The plaintiffs cite published research challenging any link between hens being crowded in cages and stress levels or salmonella. They also quote from a California legislative analysis prepared for a 2009 committee hearing:

“Rationale. With the passage of Proposition 2 in November 2008, 63% of California’s voters determined that it was a priority for the state to ensure the humane treatment of farm animals. However, the proposition only applies to in-state producers. The intent of this legislation is to level the playing field so that in-state producers are not disadvantaged. This bill would require that all eggs sold in California must be produced in a way that is compliant with the requirements of Proposition 2.”

The plaintiffs also point out that California’s own state Department of Food and Agriculture argued against linking crowded hen cages to salmonella and warned that such arguments might not hold up in federal court if someone challenged the law on commerce clause grounds. Furthermore, California’s Department of Food and Agriculture recommended that Governor Arnold Schwarzenegger sign AB1437 to “ensure a level playing field for California’s shell egg producers.”

Finally, the plaintiffs note,

In his signing statement, Governor Schwarzenegger makes no mention of AB1437’s purported public health rationale at all. The only purposes he cites for enacting the law is protecting California farmers from the market effects of Prop 2: “The voters’ overwhelming approval of Proposition 2 demonstrated their strong support for the humane treatment of egg producing hens in California. By ensuring that all eggs sold in California meet the requirements of Proposition 2, this bill is good for both California egg producers and animal welfare.”

I hope some attorneys in the Bleeding Heartland community will weigh in on whether this argument is likely to stand up in federal court.

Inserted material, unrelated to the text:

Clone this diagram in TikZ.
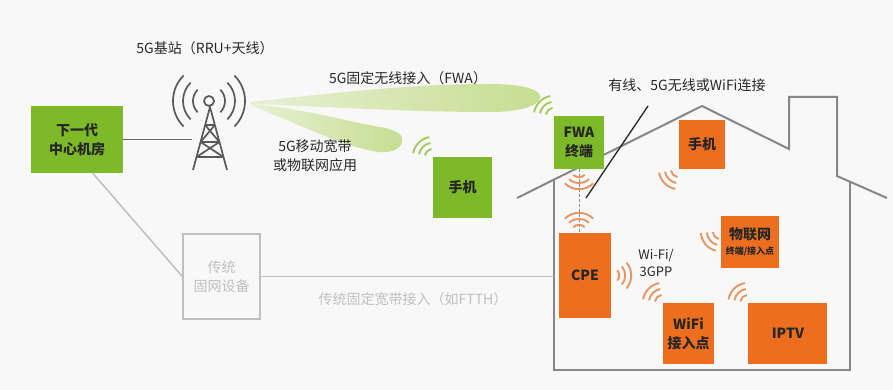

From where I’m sitting, if states can regulate out-of-state companies that sell insurance or cars or other consumer goods, there should be no prohibition against regulations affecting eggs or other kinds of food. But is it a problem for California to expand regulations on egg producers when the original language of Prop 8 regulated only in-state livestock farmers?

The six states suing California have a back-up legal argument in case federal courts reject their Commerce Clause claims. Pages 17 through 19 flesh out the case that, “Even assuming that AB1437 served a legitimate public health purpose within California by limiting the methods of egg production outside California, the statute would be expressly and implicitly preempted by the Federal Egg Products Inspection Act (“EPIA”), 21 U.S.C. § 1031 et seq.” That law is designed to protect public health from risks associated with egg production and consumption.

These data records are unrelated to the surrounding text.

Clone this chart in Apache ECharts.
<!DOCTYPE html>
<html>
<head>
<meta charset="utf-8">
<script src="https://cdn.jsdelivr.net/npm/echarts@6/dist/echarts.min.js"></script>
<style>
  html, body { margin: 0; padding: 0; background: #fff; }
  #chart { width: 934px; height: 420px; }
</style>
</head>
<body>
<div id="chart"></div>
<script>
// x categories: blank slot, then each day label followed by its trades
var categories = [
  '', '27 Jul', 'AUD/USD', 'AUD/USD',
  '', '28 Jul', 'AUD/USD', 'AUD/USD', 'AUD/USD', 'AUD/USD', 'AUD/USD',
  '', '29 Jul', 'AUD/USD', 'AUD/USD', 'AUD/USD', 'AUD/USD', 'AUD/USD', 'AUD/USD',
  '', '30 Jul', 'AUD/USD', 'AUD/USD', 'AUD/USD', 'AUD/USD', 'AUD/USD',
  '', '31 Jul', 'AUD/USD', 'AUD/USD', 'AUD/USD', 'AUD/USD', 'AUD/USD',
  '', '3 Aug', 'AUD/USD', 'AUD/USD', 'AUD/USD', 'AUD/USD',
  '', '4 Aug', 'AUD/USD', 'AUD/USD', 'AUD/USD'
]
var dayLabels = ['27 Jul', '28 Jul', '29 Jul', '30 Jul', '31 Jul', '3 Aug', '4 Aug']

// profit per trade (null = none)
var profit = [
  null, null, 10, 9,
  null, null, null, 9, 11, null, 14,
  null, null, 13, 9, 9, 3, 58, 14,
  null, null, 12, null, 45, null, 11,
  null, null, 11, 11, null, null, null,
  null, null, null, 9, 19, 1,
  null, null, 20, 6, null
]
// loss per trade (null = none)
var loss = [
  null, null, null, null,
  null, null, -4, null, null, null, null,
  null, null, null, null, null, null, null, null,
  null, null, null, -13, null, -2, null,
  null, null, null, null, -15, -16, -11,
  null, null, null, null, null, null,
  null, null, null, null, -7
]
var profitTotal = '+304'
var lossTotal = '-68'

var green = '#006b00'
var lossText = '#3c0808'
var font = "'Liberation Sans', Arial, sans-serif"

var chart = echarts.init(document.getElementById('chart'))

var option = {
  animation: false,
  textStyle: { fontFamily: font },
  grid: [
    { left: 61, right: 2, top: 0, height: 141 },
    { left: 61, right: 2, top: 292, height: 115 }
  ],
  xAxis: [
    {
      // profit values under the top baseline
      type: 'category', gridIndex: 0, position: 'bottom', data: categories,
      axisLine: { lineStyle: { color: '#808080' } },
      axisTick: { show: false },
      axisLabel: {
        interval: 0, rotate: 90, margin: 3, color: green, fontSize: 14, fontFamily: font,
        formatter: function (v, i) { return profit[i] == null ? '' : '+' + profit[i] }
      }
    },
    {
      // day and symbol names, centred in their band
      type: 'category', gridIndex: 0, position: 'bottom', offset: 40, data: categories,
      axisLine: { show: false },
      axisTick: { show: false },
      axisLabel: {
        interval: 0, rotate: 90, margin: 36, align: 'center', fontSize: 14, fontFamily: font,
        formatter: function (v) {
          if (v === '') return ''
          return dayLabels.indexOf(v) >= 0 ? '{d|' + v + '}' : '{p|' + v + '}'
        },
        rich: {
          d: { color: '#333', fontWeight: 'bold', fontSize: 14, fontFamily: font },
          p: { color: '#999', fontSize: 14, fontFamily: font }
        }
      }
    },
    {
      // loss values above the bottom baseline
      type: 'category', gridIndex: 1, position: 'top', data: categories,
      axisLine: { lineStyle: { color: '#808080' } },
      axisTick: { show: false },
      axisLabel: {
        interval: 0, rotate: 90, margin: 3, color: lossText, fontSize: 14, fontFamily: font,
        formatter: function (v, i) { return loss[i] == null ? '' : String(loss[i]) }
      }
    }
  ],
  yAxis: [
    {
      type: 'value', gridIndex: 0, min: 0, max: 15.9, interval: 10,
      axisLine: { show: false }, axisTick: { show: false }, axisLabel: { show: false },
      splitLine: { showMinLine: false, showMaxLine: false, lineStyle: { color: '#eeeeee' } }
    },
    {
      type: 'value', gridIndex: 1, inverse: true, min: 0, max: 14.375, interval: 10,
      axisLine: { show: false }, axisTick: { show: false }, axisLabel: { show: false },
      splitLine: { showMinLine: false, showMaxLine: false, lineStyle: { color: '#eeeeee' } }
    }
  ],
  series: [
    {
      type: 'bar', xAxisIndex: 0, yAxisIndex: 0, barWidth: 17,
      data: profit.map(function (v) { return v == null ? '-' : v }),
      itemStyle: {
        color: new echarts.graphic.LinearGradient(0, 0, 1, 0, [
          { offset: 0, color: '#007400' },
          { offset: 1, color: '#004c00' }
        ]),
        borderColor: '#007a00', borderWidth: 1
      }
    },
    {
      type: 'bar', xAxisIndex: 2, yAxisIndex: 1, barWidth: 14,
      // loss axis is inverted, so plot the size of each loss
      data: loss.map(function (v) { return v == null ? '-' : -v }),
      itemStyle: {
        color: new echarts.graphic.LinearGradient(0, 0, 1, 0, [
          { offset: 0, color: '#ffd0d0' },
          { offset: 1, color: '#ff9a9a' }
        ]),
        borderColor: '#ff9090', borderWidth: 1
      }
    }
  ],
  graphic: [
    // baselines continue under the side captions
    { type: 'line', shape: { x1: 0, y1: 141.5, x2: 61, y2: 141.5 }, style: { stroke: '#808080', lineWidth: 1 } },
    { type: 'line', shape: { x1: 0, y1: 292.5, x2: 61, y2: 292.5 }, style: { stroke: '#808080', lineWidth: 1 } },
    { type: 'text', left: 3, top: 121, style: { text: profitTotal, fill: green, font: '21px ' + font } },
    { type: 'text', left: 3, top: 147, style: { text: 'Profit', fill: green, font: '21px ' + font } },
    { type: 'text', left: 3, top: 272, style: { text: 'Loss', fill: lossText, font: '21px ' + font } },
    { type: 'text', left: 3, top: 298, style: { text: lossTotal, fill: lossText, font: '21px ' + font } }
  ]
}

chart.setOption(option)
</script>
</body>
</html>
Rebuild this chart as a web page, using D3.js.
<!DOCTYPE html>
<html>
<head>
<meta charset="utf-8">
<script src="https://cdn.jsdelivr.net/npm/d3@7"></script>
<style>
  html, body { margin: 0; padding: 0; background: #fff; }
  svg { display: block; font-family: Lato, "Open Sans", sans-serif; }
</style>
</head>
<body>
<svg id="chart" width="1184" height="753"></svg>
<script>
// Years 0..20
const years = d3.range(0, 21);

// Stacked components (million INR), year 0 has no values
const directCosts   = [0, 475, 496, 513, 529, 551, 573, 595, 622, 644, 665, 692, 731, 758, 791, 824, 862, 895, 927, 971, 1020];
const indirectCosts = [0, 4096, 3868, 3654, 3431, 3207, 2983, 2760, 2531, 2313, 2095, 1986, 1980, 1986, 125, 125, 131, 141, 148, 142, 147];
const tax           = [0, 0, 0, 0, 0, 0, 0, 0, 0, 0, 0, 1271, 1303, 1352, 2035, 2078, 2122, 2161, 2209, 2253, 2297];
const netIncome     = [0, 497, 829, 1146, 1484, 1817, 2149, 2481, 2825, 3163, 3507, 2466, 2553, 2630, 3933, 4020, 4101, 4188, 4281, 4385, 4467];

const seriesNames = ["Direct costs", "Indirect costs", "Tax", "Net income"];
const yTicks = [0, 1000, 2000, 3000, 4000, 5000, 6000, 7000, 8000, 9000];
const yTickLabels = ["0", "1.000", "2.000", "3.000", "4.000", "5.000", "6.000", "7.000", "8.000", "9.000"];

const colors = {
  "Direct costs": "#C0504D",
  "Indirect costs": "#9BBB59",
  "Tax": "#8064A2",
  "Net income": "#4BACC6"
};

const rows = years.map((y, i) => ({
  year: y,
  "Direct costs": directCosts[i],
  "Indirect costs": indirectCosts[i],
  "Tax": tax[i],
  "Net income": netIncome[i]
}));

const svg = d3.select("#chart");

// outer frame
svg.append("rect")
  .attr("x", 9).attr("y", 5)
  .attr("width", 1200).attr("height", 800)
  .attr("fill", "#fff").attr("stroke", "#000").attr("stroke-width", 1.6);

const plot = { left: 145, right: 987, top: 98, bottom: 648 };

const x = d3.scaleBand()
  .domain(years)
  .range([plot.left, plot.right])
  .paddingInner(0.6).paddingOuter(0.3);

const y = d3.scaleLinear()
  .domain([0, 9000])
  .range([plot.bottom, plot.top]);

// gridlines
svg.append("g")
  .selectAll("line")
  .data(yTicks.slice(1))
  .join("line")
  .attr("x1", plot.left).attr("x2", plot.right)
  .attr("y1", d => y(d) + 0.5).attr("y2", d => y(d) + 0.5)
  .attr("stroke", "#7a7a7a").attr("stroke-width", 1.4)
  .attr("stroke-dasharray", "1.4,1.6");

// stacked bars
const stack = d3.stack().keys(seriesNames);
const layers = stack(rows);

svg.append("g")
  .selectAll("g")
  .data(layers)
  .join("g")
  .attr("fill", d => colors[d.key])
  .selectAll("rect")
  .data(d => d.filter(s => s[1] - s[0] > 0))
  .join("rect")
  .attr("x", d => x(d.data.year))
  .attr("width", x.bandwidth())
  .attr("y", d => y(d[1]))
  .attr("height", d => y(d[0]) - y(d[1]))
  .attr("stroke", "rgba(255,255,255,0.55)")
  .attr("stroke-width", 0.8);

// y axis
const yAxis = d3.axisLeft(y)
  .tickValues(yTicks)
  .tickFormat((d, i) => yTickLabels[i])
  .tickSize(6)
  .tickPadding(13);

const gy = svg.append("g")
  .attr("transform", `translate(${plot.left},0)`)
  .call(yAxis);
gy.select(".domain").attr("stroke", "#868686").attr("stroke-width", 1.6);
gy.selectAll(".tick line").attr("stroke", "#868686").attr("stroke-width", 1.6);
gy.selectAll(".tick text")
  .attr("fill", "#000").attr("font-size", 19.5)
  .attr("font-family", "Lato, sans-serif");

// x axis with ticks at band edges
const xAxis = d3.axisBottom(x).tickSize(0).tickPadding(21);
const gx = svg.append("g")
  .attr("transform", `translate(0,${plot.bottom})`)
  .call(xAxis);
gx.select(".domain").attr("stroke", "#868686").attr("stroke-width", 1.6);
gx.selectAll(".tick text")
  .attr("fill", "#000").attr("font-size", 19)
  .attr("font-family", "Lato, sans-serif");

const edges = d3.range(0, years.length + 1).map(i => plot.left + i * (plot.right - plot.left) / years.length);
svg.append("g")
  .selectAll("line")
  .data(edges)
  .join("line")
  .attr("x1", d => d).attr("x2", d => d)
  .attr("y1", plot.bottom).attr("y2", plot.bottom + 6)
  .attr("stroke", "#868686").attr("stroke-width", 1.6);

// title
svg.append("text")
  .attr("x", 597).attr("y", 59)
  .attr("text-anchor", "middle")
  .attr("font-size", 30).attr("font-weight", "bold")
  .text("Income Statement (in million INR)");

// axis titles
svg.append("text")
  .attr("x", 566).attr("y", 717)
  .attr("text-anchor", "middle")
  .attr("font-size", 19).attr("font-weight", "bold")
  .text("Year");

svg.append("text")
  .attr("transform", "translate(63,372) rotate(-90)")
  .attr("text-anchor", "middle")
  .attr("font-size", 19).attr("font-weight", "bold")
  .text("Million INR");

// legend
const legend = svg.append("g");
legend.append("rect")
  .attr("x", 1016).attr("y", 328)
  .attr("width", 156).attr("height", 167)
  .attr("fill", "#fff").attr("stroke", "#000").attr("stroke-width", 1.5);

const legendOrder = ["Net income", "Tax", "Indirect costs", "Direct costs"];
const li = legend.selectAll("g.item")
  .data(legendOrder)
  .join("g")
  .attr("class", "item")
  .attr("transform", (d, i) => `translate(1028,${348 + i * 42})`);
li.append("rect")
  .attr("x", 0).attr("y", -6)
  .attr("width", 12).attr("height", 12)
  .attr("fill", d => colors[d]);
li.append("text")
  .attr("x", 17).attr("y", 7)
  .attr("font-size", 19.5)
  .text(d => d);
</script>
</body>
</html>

If the courts uphold that argument, many other state laws and regulations related to food safety could go out the window.

Any relevant comments are welcome in this thread.

UPDATE: The March 11 edition of the Des Moines Register carried a guest editorial by Bruce Friedrich, senior policy director for Farm Sanctuary, a national farm animal protection organization. He noted,

This past August, the Ninth U.S. Circuit Court of Appeals ruled on a challenge to a law that is almost identical in form to the one [Missouri Attorney General Chris] Koster and Branstad are challenging, but instead of banning an egg production system, it bans both the production and sale of force-fed duck liver.

In response to a challenge from the pate industry in New York and Canada that makes an argument identical to Branstad’s, the Ninth Circuit stated that where a state bans the same procedure for in-state and out-of-state production, “it is not discriminatory.”

This is a precise and complete retort to the claim that the ban on the sale of battery-cage eggs (from anywhere) somehow advantages California producers – a theory that Missouri’s Koster claimed, inaccurately, has not been tried.

  • California has had special regulations governing cars

    sold in California for decades regardless of where they were manufactured. If auto makers can meet their requirements, so can egg producers if they want to sell eggs there.